The Turkish invasion of the Kurdish-held region, launched on Wednesday morning, threw into doubt the continued custody of the pair. Two other members of the “Beatle” cell died while fighting for Isil, and the fate of the surviving two has been the subject of much speculation.

One senior US official told the paper that the two men had been taken to Iraq. Other officials said they and other high-value detainees were being placed in US military custody, but could not say where they were being taken.

The pair have been stripped of their British citizenship and the Crown Prosecution Service decided there was insufficient evidence to prosecute them in the UK.

Alexanda Kotey, left, and El Shafee Elsheikh, who were allegedly among four British jihadis who made up a brutal Islamic State cell dubbed "The Beatles," read a news article about themselves during an interview with The Associated Press at a security center in Kobani, Syria, in March 2018

US officials, though, suspect both men "participated in the detention, exploitation and execution of Western detainees".

Both Kotey and Elsheikh face the possibility of the death sentence if they are found guilty in a US court.

Their potential transfer to the US has been delayed by Elsheikh’s mother, Maha Elgizouli, who has challenged the British government’s decision not to prosecute her son in Britain. She has also sued the British government to block any evidence-sharing with US prosecutors without a legal assurance that her son will not be executed.

 

“Mrs Elgizouli is solely concerned to protect her son from the death penalty,” said Edward Fitzgerald, the family’s lawyer, in a July hearing before the Supreme Court in London.

“She recognizes that they should face justice. But she submits that they should face justice in this country.”

The State Department, Pentagon and Foreign Office did not immediately respond to The Telegraph’s request for confirmation.

Mohammed Emwazi and Aine Lesley Davis (left) both died in Syria. El Shafee Elsheikh and Alexanda Kotey have been in custody since February 2018

Donald Trump announced on Wednesday evening that the US was taking custody of some of the most hardened terrorists.

"We are taking some of the most dangerous ISIS fighters out and we’re putting them in different locations where it’s secure," he said.
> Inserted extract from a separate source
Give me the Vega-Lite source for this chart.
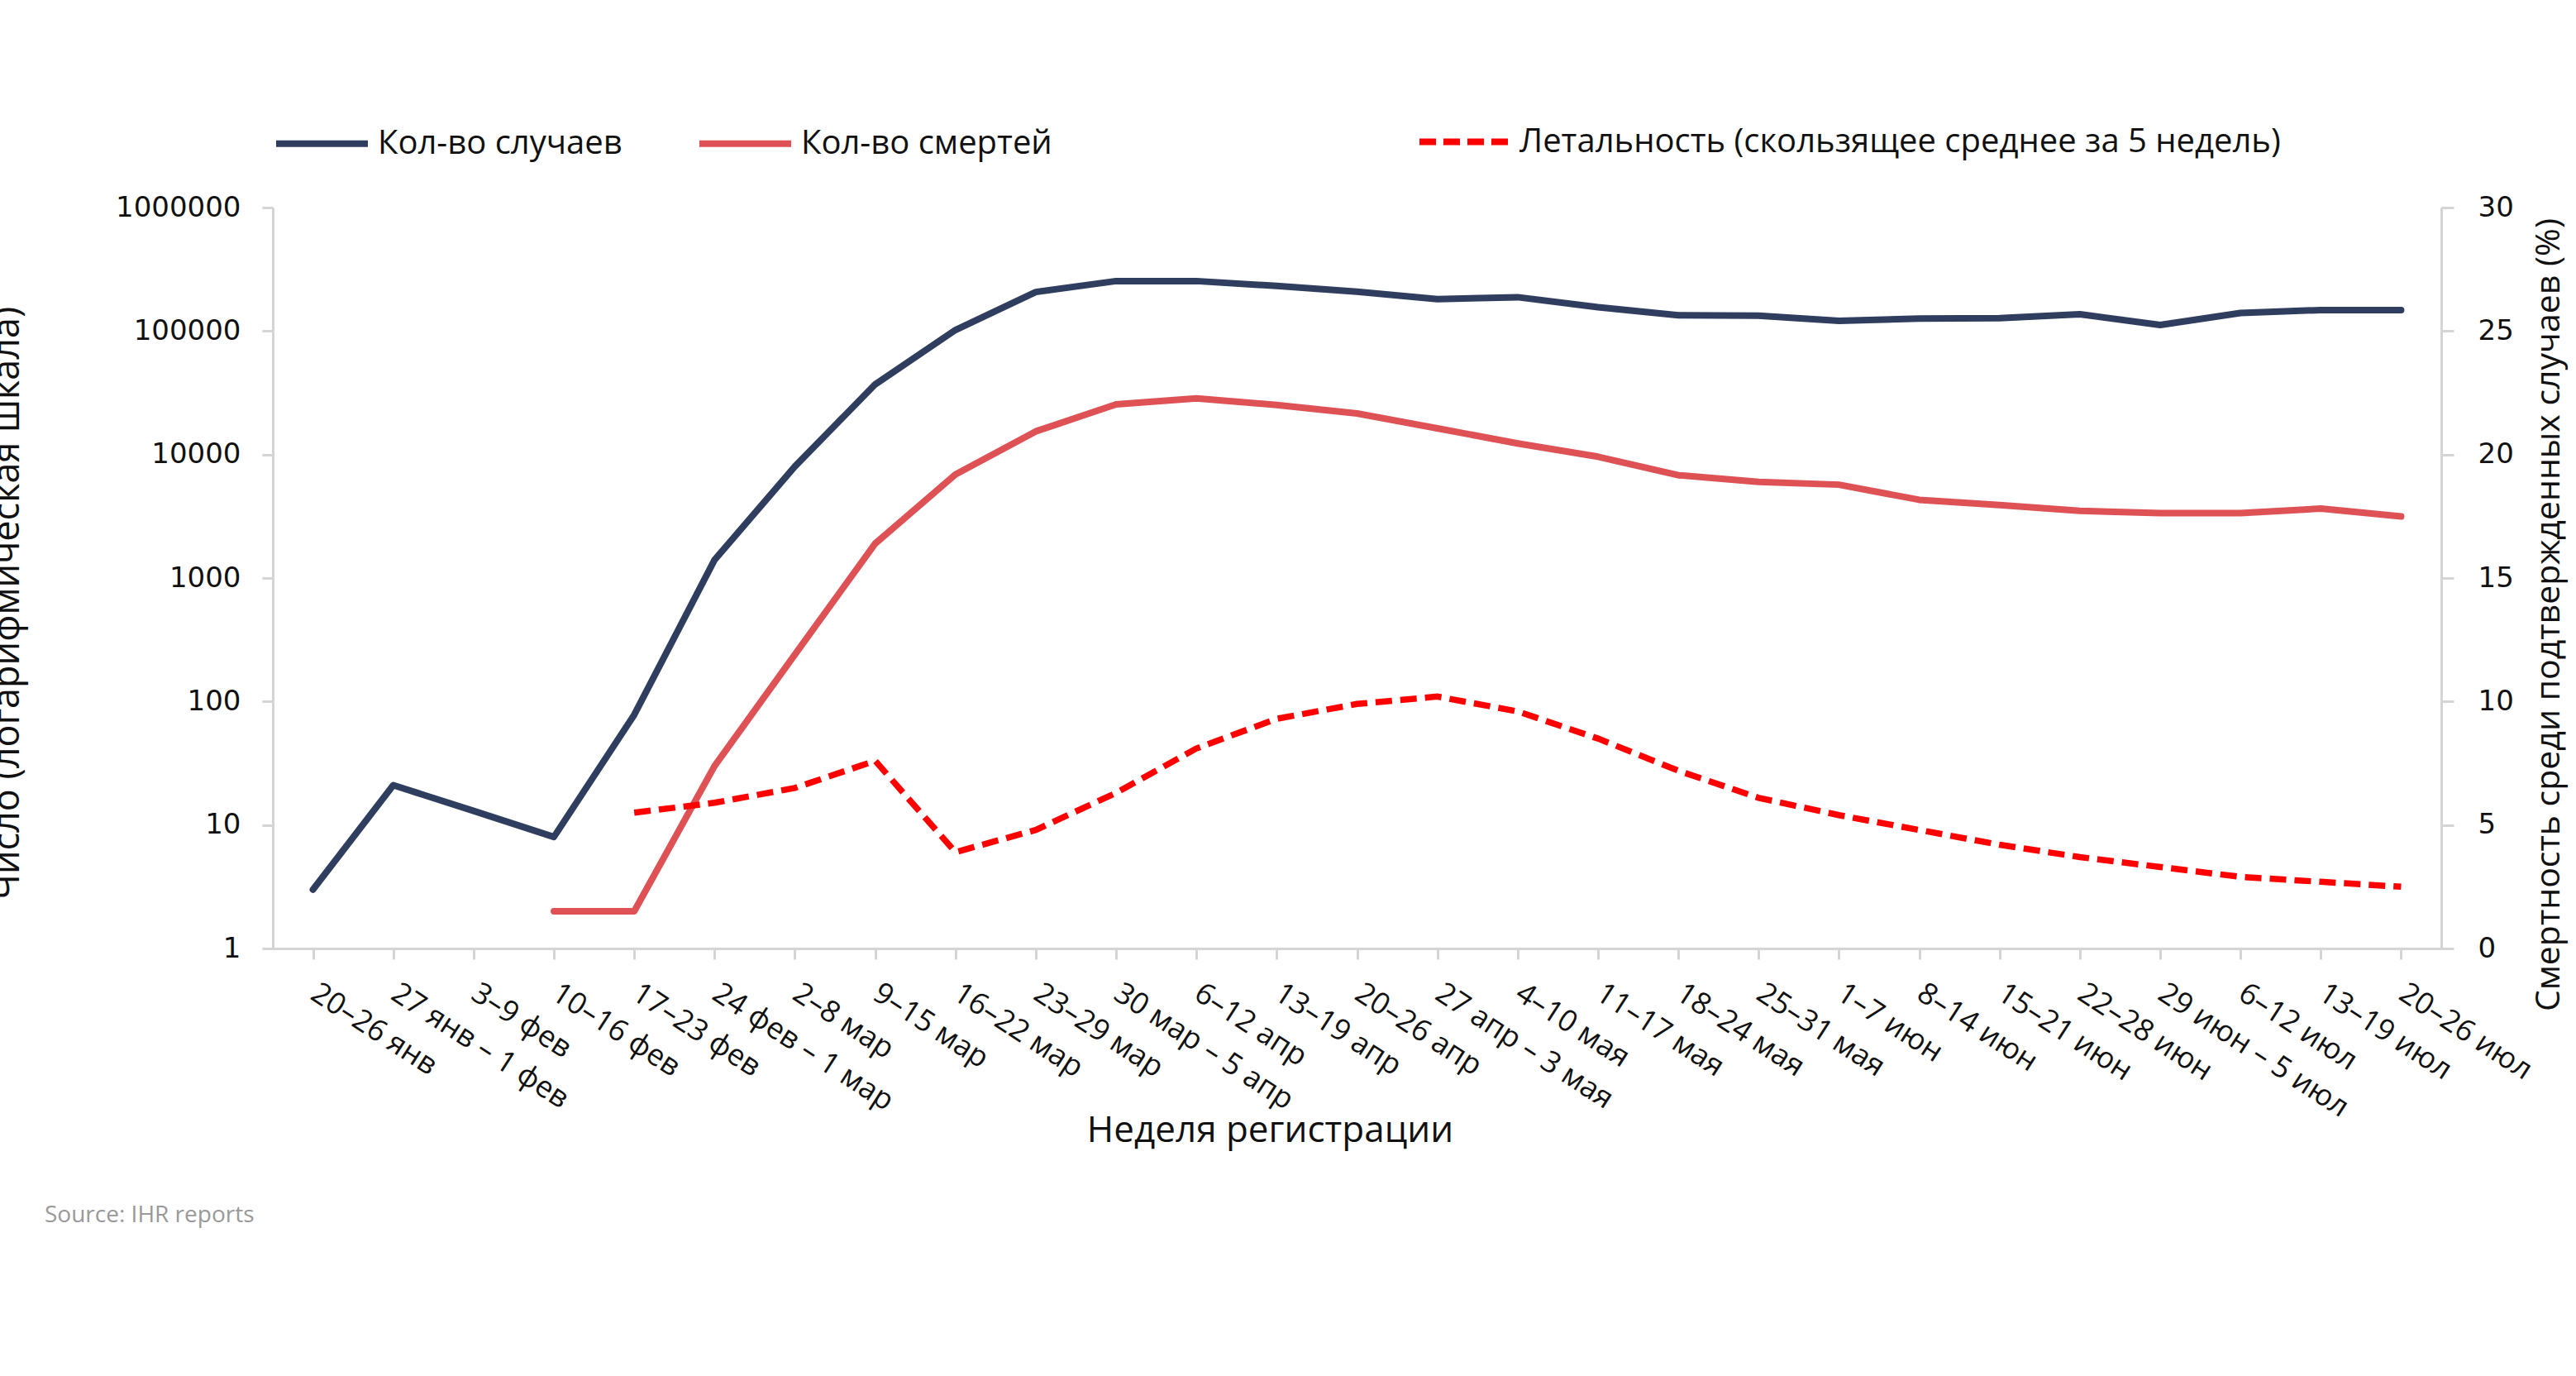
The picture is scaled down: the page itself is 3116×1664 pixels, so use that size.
{
  "$schema": "https://vega.github.io/schema/vega-lite/v6.json",
  "autosize": "none",
  "width": 2623,
  "height": 896,
  "padding": {"left": 330, "top": 251, "right": 163, "bottom": 517},
  "background": "white",
  "title": {
    "text": "Source: IHR reports",
    "orient": "bottom",
    "anchor": "start",
    "frame": "group",
    "font": "Open Sans",
    "fontSize": 28,
    "fontWeight": "normal",
    "color": "#999999",
    "baseline": "top",
    "dx": -276,
    "offset": 67
  },
  "datasets": {
    "d": [
      {"w": "20–26 янв", "s": "Кол-во случаев", "v": 3},
      {"w": "27 янв – 1 фев", "s": "Кол-во случаев", "v": 21},
      {"w": "3–9 фев", "s": "Кол-во случаев", "v": 13},
      {"w": "10–16 фев", "s": "Кол-во случаев", "v": 8},
      {"w": "17–23 фев", "s": "Кол-во случаев", "v": 78},
      {"w": "24 фев – 1 мар", "s": "Кол-во случаев", "v": 1400},
      {"w": "2–8 мар", "s": "Кол-во случаев", "v": 8000},
      {"w": "9–15 мар", "s": "Кол-во случаев", "v": 37000},
      {"w": "16–22 мар", "s": "Кол-во случаев", "v": 102000},
      {"w": "23–29 мар", "s": "Кол-во случаев", "v": 207000},
      {"w": "30 мар – 5 апр", "s": "Кол-во случаев", "v": 254000},
      {"w": "6–12 апр", "s": "Кол-во случаев", "v": 254000},
      {"w": "13–19 апр", "s": "Кол-во случаев", "v": 232000},
      {"w": "20–26 апр", "s": "Кол-во случаев", "v": 208000},
      {"w": "27 апр – 3 мая", "s": "Кол-во случаев", "v": 181000},
      {"w": "4–10 мая", "s": "Кол-во случаев", "v": 188000},
      {"w": "11–17 мая", "s": "Кол-во случаев", "v": 156000},
      {"w": "18–24 мая", "s": "Кол-во случаев", "v": 134000},
      {"w": "25–31 мая", "s": "Кол-во случаев", "v": 133000},
      {"w": "1–7 июн", "s": "Кол-во случаев", "v": 121000},
      {"w": "8–14 июн", "s": "Кол-во случаев", "v": 126000},
      {"w": "15–21 июн", "s": "Кол-во случаев", "v": 127000},
      {"w": "22–28 июн", "s": "Кол-во случаев", "v": 137000},
      {"w": "29 июн – 5 июл", "s": "Кол-во случаев", "v": 112000},
      {"w": "6–12 июл", "s": "Кол-во случаев", "v": 140000},
      {"w": "13–19 июл", "s": "Кол-во случаев", "v": 148000},
      {"w": "20–26 июл", "s": "Кол-во случаев", "v": 148000},
      {"w": "10–16 фев", "s": "Кол-во смертей", "v": 2},
      {"w": "17–23 фев", "s": "Кол-во смертей", "v": 2},
      {"w": "24 фев – 1 мар", "s": "Кол-во смертей", "v": 30},
      {"w": "2–8 мар", "s": "Кол-во смертей", "v": 240},
      {"w": "9–15 мар", "s": "Кол-во смертей", "v": 1900},
      {"w": "16–22 мар", "s": "Кол-во смертей", "v": 6900},
      {"w": "23–29 мар", "s": "Кол-во смертей", "v": 15400},
      {"w": "30 мар – 5 апр", "s": "Кол-во смертей", "v": 25500},
      {"w": "6–12 апр", "s": "Кол-во смертей", "v": 28500},
      {"w": "13–19 апр", "s": "Кол-во смертей", "v": 25200},
      {"w": "20–26 апр", "s": "Кол-во смертей", "v": 21500},
      {"w": "27 апр – 3 мая", "s": "Кол-во смертей", "v": 16300},
      {"w": "4–10 мая", "s": "Кол-во смертей", "v": 12300},
      {"w": "11–17 мая", "s": "Кол-во смертей", "v": 9600},
      {"w": "18–24 мая", "s": "Кол-во смертей", "v": 6800},
      {"w": "25–31 мая", "s": "Кол-во смертей", "v": 6000},
      {"w": "1–7 июн", "s": "Кол-во смертей", "v": 5700},
      {"w": "8–14 июн", "s": "Кол-во смертей", "v": 4300},
      {"w": "15–21 июн", "s": "Кол-во смертей", "v": 3900},
      {"w": "22–28 июн", "s": "Кол-во смертей", "v": 3500},
      {"w": "29 июн – 5 июл", "s": "Кол-во смертей", "v": 3350},
      {"w": "6–12 июл", "s": "Кол-во смертей", "v": 3350},
      {"w": "13–19 июл", "s": "Кол-во смертей", "v": 3650},
      {"w": "20–26 июл", "s": "Кол-во смертей", "v": 3150},
      {"w": "17–23 фев", "s": "Летальность (скользящее среднее за 5 недель)", "v": 5.5},
      {"w": "24 фев – 1 мар", "s": "Летальность (скользящее среднее за 5 недель)", "v": 5.9},
      {"w": "2–8 мар", "s": "Летальность (скользящее среднее за 5 недель)", "v": 6.5},
      {"w": "9–15 мар", "s": "Летальность (скользящее среднее за 5 недель)", "v": 7.6},
      {"w": "16–22 мар", "s": "Летальность (скользящее среднее за 5 недель)", "v": 3.9},
      {"w": "23–29 мар", "s": "Летальность (скользящее среднее за 5 недель)", "v": 4.8},
      {"w": "30 мар – 5 апр", "s": "Летальность (скользящее среднее за 5 недель)", "v": 6.3},
      {"w": "6–12 апр", "s": "Летальность (скользящее среднее за 5 недель)", "v": 8.1},
      {"w": "13–19 апр", "s": "Летальность (скользящее среднее за 5 недель)", "v": 9.3},
      {"w": "20–26 апр", "s": "Летальность (скользящее среднее за 5 недель)", "v": 9.9},
      {"w": "27 апр – 3 мая", "s": "Летальность (скользящее среднее за 5 недель)", "v": 10.2},
      {"w": "4–10 мая", "s": "Летальность (скользящее среднее за 5 недель)", "v": 9.6},
      {"w": "11–17 мая", "s": "Летальность (скользящее среднее за 5 недель)", "v": 8.5},
      {"w": "18–24 мая", "s": "Летальность (скользящее среднее за 5 недель)", "v": 7.2},
      {"w": "25–31 мая", "s": "Летальность (скользящее среднее за 5 недель)", "v": 6.1},
      {"w": "1–7 июн", "s": "Летальность (скользящее среднее за 5 недель)", "v": 5.4},
      {"w": "8–14 июн", "s": "Летальность (скользящее среднее за 5 недель)", "v": 4.8},
      {"w": "15–21 июн", "s": "Летальность (скользящее среднее за 5 недель)", "v": 4.2},
      {"w": "22–28 июн", "s": "Летальность (скользящее среднее за 5 недель)", "v": 3.7},
      {"w": "29 июн – 5 июл", "s": "Летальность (скользящее среднее за 5 недель)", "v": 3.3},
      {"w": "6–12 июл", "s": "Летальность (скользящее среднее за 5 недель)", "v": 2.9},
      {"w": "13–19 июл", "s": "Летальность (скользящее среднее за 5 недель)", "v": 2.7},
      {"w": "20–26 июл", "s": "Летальность (скользящее среднее за 5 недель)", "v": 2.5}
    ]
  },
  "data": {"name": "d"},
  "encoding": {
    "x": {
      "field": "w",
      "type": "nominal",
      "scale": {
        "domain": ["20–26 янв", "27 янв – 1 фев", "3–9 фев", "10–16 фев", "17–23 фев", "24 фев – 1 мар", "2–8 мар", "9–15 мар", "16–22 мар", "23–29 мар", "30 мар – 5 апр", "6–12 апр", "13–19 апр", "20–26 апр", "27 апр – 3 мая", "4–10 мая", "11–17 мая", "18–24 мая", "25–31 мая", "1–7 июн", "8–14 июн", "15–21 июн", "22–28 июн", "29 июн – 5 июл", "6–12 июл", "13–19 июл", "20–26 июл"],
        "paddingInner": 0,
        "paddingOuter": 0
      },
      "axis": {
        "title": "Неделя регистрации",
        "titleX": 1206,
        "titleY": 220,
        "titleAlign": "center",
        "titleBaseline": "middle",
        "titleFontSize": 44,
        "bandPosition": 0,
        "labelOffset": 10,
        "labelAngle": 33,
        "labelAlign": "left",
        "labelBaseline": "top",
        "labelPadding": 23,
        "labelOverlap": false,
        "labelLimit": 1000,
        "labelFont": "Open Sans",
        "labelFontSize": 36,
        "labelColor": "#111111",
        "tickSize": 13,
        "tickWidth": 3,
        "tickColor": "#D4D4D4",
        "domainColor": "#D4D4D4",
        "domainWidth": 3,
        "grid": false
      }
    }
  },
  "layer": [
    {
      "transform": [{"filter": "datum.s != 'Летальность (скользящее среднее за 5 недель)'"}],
      "mark": {"type": "line", "strokeWidth": 8, "strokeJoin": "round", "strokeCap": "round"},
      "encoding": {
        "y": {
          "field": "v",
          "type": "quantitative",
          "scale": {"type": "log", "domain": [1, 1000000]},
          "axis": {
            "title": "Число (логарифмическая шкала)",
            "titleFontSize": 45,
            "titleAngle": 270,
            "titleX": -308,
            "titleY": 478,
            "titleAlign": "center",
            "titleBaseline": "alphabetic",
            "values": [1, 10, 100, 1000, 10000, 100000, 1000000],
            "format": "d",
            "labelFont": "DejaVu Sans",
            "labelFontSize": 34,
            "labelColor": "#111111",
            "labelPadding": 26,
            "tickSize": 13,
            "tickWidth": 3,
            "tickColor": "#D4D4D4",
            "domainColor": "#D4D4D4",
            "domainWidth": 3,
            "grid": false
          }
        },
        "color": {
          "field": "s",
          "type": "nominal",
          "scale": {"domain": ["Кол-во случаев", "Кол-во смертей"], "range": ["#2F3E5E", "#DE5155"]},
          "legend": {
            "orient": "none",
            "direction": "horizontal",
            "legendX": 0,
            "legendY": -137,
            "title": null,
            "symbolType": "stroke",
            "symbolSize": 12321,
            "symbolStrokeWidth": 8,
            "labelOffset": 8,
            "columnPadding": 77,
            "padding": 0
          }
        }
      }
    },
    {
      "transform": [{"filter": "datum.s == 'Летальность (скользящее среднее за 5 недель)'"}],
      "mark": {"type": "line", "strokeWidth": 7.5, "strokeDash": [20, 10]},
      "encoding": {
        "y": {
          "field": "v",
          "type": "quantitative",
          "scale": {"domain": [0, 30], "nice": false, "zero": true},
          "axis": {
            "orient": "right",
            "title": "Смертность среди подтвержденных случаев (%)",
            "titleFontSize": 41,
            "titleAngle": 270,
            "titleX": 142,
            "titleY": 492,
            "titleAlign": "center",
            "titleBaseline": "alphabetic",
            "values": [0, 5, 10, 15, 20, 25, 30],
            "labelFont": "DejaVu Sans",
            "labelFontSize": 34,
            "labelColor": "#111111",
            "labelPadding": 29,
            "tickSize": 15,
            "tickWidth": 3,
            "tickColor": "#D4D4D4",
            "domainColor": "#D4D4D4",
            "domainWidth": 3,
            "grid": false
          }
        },
        "color": {
          "field": "s",
          "type": "nominal",
          "scale": {"range": ["#FF0000"]},
          "legend": {
            "orient": "none",
            "legendX": 1383,
            "legendY": -137,
            "title": null,
            "symbolType": "stroke",
            "symbolSize": 11449,
            "symbolStrokeWidth": 8,
            "symbolDash": [20, 9],
            "labelOffset": 10,
            "padding": 0
          }
        }
      }
    }
  ],
  "resolve": {"scale": {"y": "independent", "color": "independent"}},
  "config": {
    "view": {"stroke": null},
    "axis": {
      "titleFont": "Open Sans",
      "titleFontSize": 40,
      "titleFontWeight": "normal",
      "titleColor": "#111111"
    },
    "legend": {
      "labelFont": "Open Sans",
      "labelFontSize": 40,
      "labelColor": "#111111",
      "labelLimit": 2000
    }
  }
}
"In addition, the Kurds are watching, and if the Kurds don’t watch, Turkey will watch. They don’t want those people out any more than we do. But we have taken a certain number of ISIS fighters who are particularly bad and we’ve wanted to make sure nothing happened to them with respect to getting out.”

The move shows how worried US authorities are about the possibility of a prisoners taking advantage of the chaos.

The prison holding The Beatles is close to the Turkish border near the town of Kobane, in the firing line of Turkish troops and allied Syrian rebel fighters. 

The Kurdish-led Syrian Democratic Forces (SDF), the US's partner force on the ground which had been holding them, reported last night that an area near a prison holding some of the most dangerous Isil suspects was hit by Turkish shelling.